Another reader of northjersey.com -- a former restaurateur -- has commented on The Record of Woodland Park's decision to drop restaurant health ratings (see previous post):
Friday December 3, 2010, 4:42 PM - JuliaEnerson says:
I think this is a perfect opportunity for The Record to educate its readers about "what's behind those health inspection ratings", instead of not publishing them. True, the reports to The Record don't indicate why an establishment got a Conditional; however, neither does the placard in an establishment have anything other than the rating - up front. Any customer at any time can request to read the REHS' report and the establishment must have it readily available (usually kept in the frame with the rating). Also, an establishment should be proactive in explaining to its clientele what may have been the reason behind a less than Satisfactory rating. At the same time, a conditional is "the first violation of State Health laws" and does not include GROSS violations, such as vermin infestation, which usually call for either voluntary shut-down or a court-order mandate. Most conditionals are due to refrigeration temps, often off by one degree and easily fixed for the subsequent reinspection. I've always been more concerned about the 'conditional on reinspection' establishments, and Unsatisfactory is a no brainer. As a former restaurant owner (and yes, I got a conditional just once - and for the aforementioned refrigeration temp off), I think The Record should continue to publish Health Inspection reports AND explain in more detail what the ratings mean AND add "If you have specific concerns or questions about an establishment listed here, please contact them directly."
The newspaper has always regarded health inspections as unimportant, and for years ran the list far from restaurant reviews and restaurant advertising.
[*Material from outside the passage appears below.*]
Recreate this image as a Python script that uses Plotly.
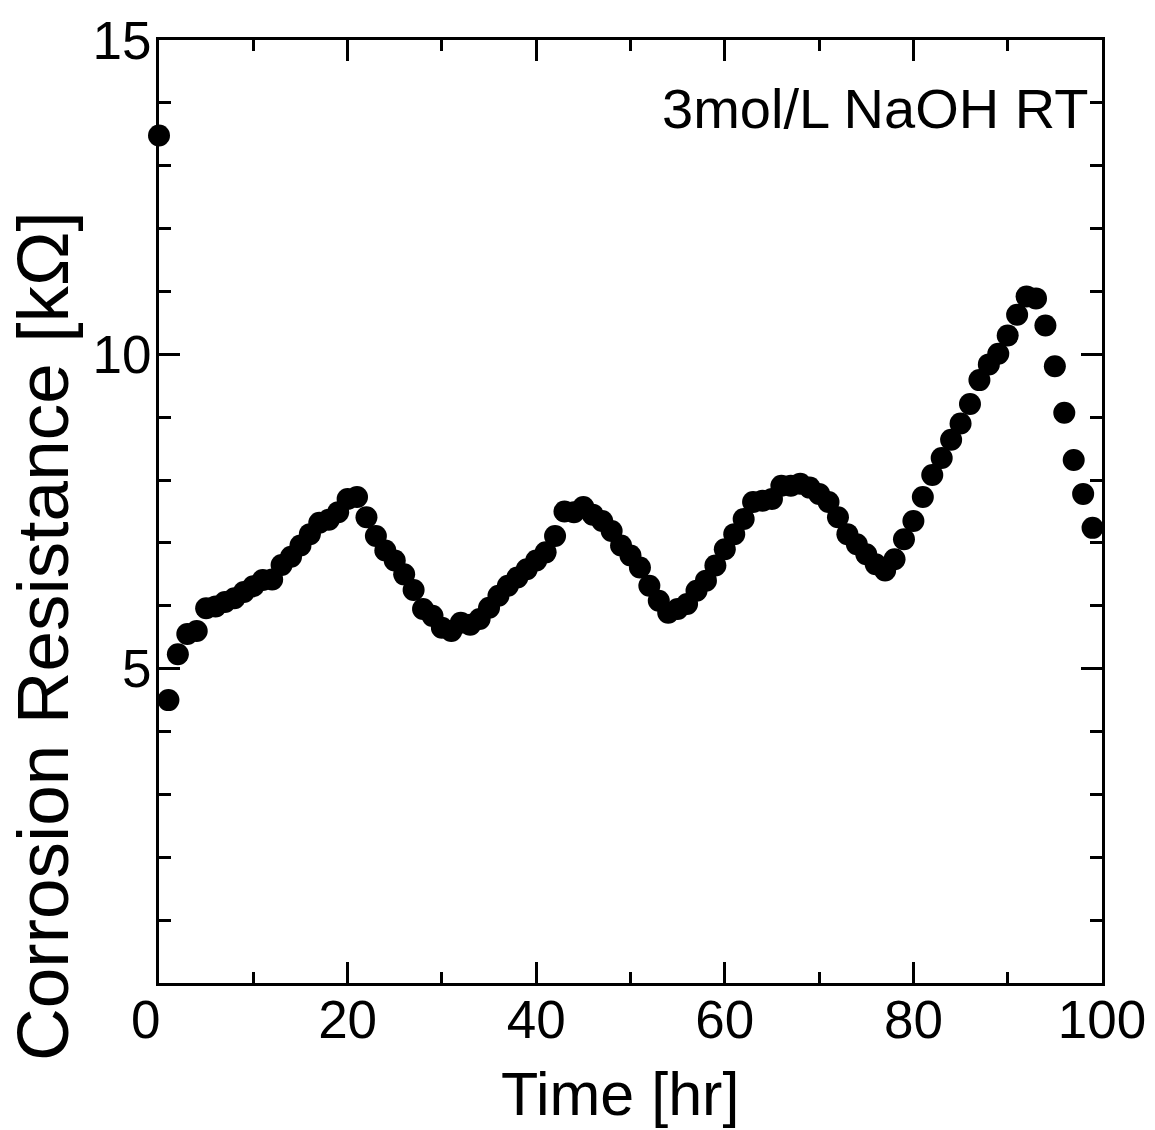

The job of assembling it was left to a news clerk, who worked from faxes sent in by health departments, many of which refused to cooperate.
But the health ratings are important to any reader who eats out regularly, and they serve to keep restaurant owners honest.
Head Assignment Editor Deirdre Sykes should have directed municipal reporters to visit health officials in towns that didn't send in the ratings and pick up the inspection reports. And if necessary, the newspaper should have sued towns that refused to supply the information, citing the open public records law.